Now, there is a moratorium on the opening of new centre in the greater Dublin area where most facilities are situated and those already open, may have to meet stringent conditions to reduce energy usage. Applications for centres outside the capital city are still being granted.
Alternatives to Fossil Fuels
Gas powered generation is reasonable alternative and with over ten centres already pursuing this option, there may be a solution to the energy guzzling and the reputation of energy guzzling. IN other countries Google has had a policy of using renewable energy to power new data centres and that may well be the answer here too.

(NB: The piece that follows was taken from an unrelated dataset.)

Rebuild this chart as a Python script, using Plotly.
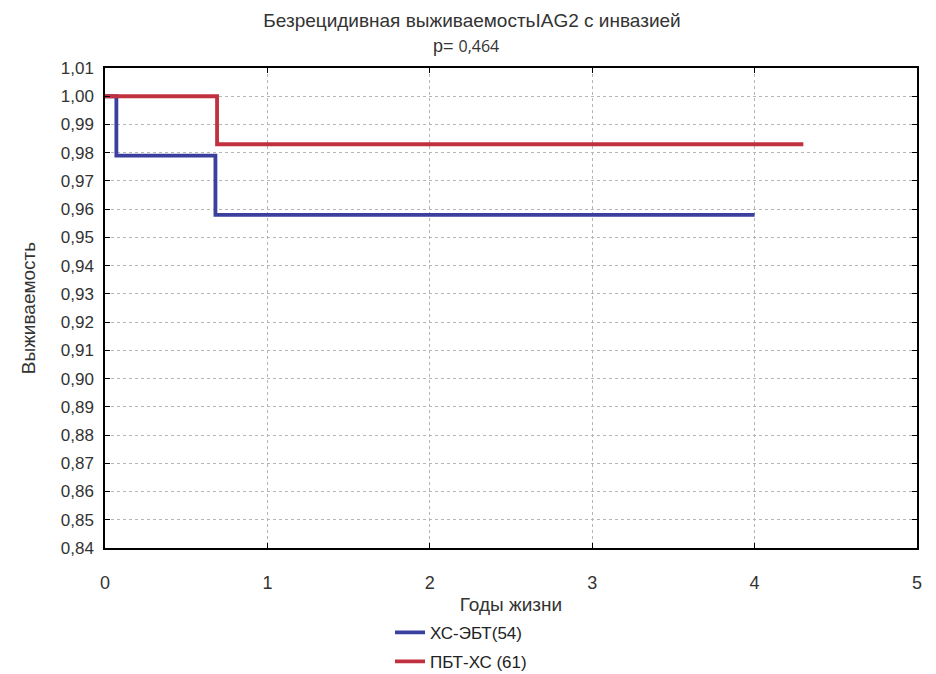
import plotly.graph_objects as go

# Data
blue_name = "ХС-ЭБТ(54)"
blue_t = [0, 0.07, 0.68, 4.0]
blue_s = [1.0, 0.979, 0.958, 0.958]

red_name = "ПБТ-ХС (61)"
red_t = [0, 0.69, 4.3]
red_s = [1.0, 0.983, 0.983]

y_ticks = [round(0.84 + 0.01 * i, 2) for i in range(18)]
y_labels = [f"{v:.2f}".replace(".", ",") for v in y_ticks]
x_ticks = [0, 1, 2, 3, 4, 5]

title_text = "Безрецидивная выживаемостьIAG2 с инвазией"
p_value = "0,464"

narrow = "Liberation Sans Narrow, Arial Narrow, Liberation Sans, Arial"
sans = "Liberation Sans, Arial"

fig = go.Figure()
fig.add_trace(go.Scatter(x=blue_t, y=blue_s, mode="lines", line_shape="hv",
                         line=dict(color="#3b3f9e", width=3.8), name=blue_name,
                         legendgroup="a"))
fig.add_trace(go.Scatter(x=red_t, y=red_s, mode="lines", line_shape="hv",
                         line=dict(color="#c0303f", width=3.8), name=red_name,
                         legendgroup="b"))

axis_common = dict(showline=True, linecolor="black", linewidth=1.5, mirror="ticks",
                   ticks="inside", ticklen=5, tickcolor="black", tickwidth=1.2,
                   showgrid=True, gridcolor="#b5b5b5", gridwidth=1, griddash="dot",
                   zeroline=False)

fig.update_xaxes(range=[0, 5], tickvals=x_ticks, ticktext=[str(v) for v in x_ticks],
                 tickfont=dict(family=narrow, size=18, color="#333"),
                 ticklabelstandoff=18,
                 title=dict(text="Годы жизни", font=dict(family=sans, size=19, color="#333"), standoff=17),
                 **axis_common)
fig.update_yaxes(range=[0.84, 1.01], tickvals=y_ticks, ticktext=y_labels,
                 tickfont=dict(family=narrow, size=17, color="#333"),
                 ticklabelstandoff=6,
                 title=dict(text="Выживаемость", font=dict(family=sans, size=19, color="#333"), standoff=20),
                 **axis_common)

fig.update_layout(
    width=928, height=666,
    margin=dict(l=97, r=19, t=60, b=126, autoexpand=False),
    paper_bgcolor="white", plot_bgcolor="white",
    title=dict(text=title_text, x=0.5, xref="container", xanchor="center", y=0.992, yanchor="top",
               font=dict(family=sans, size=19, color="#333")),
    showlegend=True,
    legend=dict(x=0.351, xanchor="left", xref="paper", y=0.089, yanchor="top", yref="container",
                font=dict(family=sans, size=17, color="#222"),
                bgcolor="rgba(0,0,0,0)", tracegroupgap=4, itemwidth=30),
)

fig.add_annotation(text=f"p= <span style='font-family:Open Sans, DejaVu Sans; font-size:16px'>{p_value}</span>",
                   xref="paper", yref="paper", x=0.5, y=1.0, yshift=35, xshift=-45,
                   showarrow=False, font=dict(family=sans, size=18, color="#333"))

fig.write_html("out.html")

Blacknight, in Co Carlow are an Irish company who own and maintain their own data centre. They are signatures to the Climate Neutral Data Centre Pact, a confederation of data centre owners who pledge to be carbon neutral in 2030 and they have installed solar panels. ‘There’s a myth going around that water cooling is using up our water supplies in Ireland, but this is also not true. None of the data centres we use have water cooling. While some data centres in Ireland might use water cooling it’s not the norm by any means. A closed loop system is used in some, but that uses a fixed amount of liquid which is constantly reused; it’s not being wasted down the drain. The narrative in the media is that data centres are the same, they are not. For example, Blacknight’s chillers are used, on average, about 1 week a year on the very hottest days of summer, otherwise, they’re free-air cooled thanks to Ireland’s temperate climate’.
The Future planning for Data Centres
A further solution to the heavy toll on Irelands power grid, would be the simple clearing of the data stored. Just as we are all encouraged to tidy up files on the computer, we need to scrutinise the data which is being kept as this may well need a tidy up too. Infinite data retention is obviously not sustainable.
The energy use of data centres is the main bug bear to their advancement particularly as Ireland already is on course to fall short of its 2023 Climate Targets. ‘Unless Ireland figures out a way to surge forward with its slow development of renewables, these datacentres seem impossible to sustain’ Writes Jessica Traynor in a recent Guardian article. ‘As world temperatures increase, datacentres have migrated to places where the climate is temperate. There, they consume vast amounts of energy, increasing carbon emissions. It’s a frightening and seemingly unsustainable pattern; we’ve entrusted our memories to a system that might destroy them, and us.
Data centres are needed, and many argue that they make a positive contribution to the country. The questions we are left with is whether data centres can find alternative power sources and sustainable solution to the limitations of the Irish power grid. The alternative will be losing this investment to other countries. It remains to be seen.